Graph-query support is enhanced by SEARCH and CYCLE clauses, which improve the ease of writing complex graph queries in PostgreSQL. These are part of the SQL Standard also. Recent developments in the SQL Standard are also being tracked for later inclusion.
Other minor standards compliance features include GROUP BY DISTINCT and GRANTED BY clauses, alias for JOIN .. USING, as well as new functions CURRENT_ROLE, trim_array(), and new substring() syntax.
Enhanced logical replication
Logical replication has been enhanced to allow streaming of long in-progress transactions to Subscribers, or via the API. Previously, transactions larger than logical_decoding_work_mem were written to disk until the transaction completed, which could have significant impact.

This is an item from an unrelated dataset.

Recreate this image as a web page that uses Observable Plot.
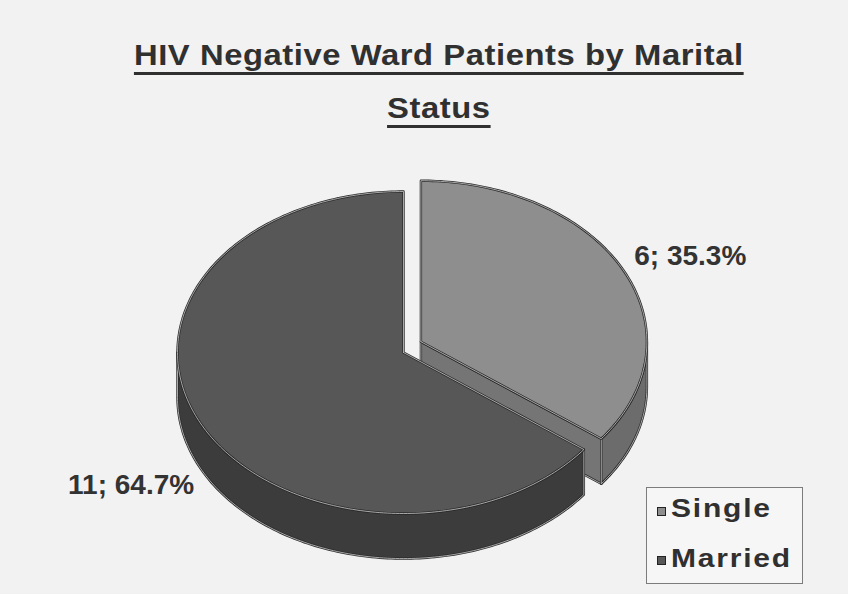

Logical replication now handles large numbers of DDL statements more easily. Cache invalidation messages are written to the WAL after each command when using logical replication, so they can be processed by streaming in-progress transactions.
Sharding
A query referencing multiple foreign tables can perform foreign table scans in parallel, significantly improving the performance of postgres_fdw supports for this type of scan if async_capable is set. This is an enabling feature for future multi-node analytics. Connection cacheing also allows connections to stay open across transactions to further improve performance.
Libpq pipeline mode also allows a stream of changes to be sent without waiting for network confirmation on each command, greatly improving performance for distributed databases.
EDB staff were also involved in many minor improvements, including replication recovery control, and diagnostic features such as pg_amcheck to check for corruptions in PostgreSQL databases. And of course there were many other community contributions not mentioned here.
Thanks and kudos to all EDB contributors, as well as to the wider PostgreSQL Community for making PostgreSQL 14 another great release. Be sure to check out the announcement and read the release notes for a detailed list of what’s new.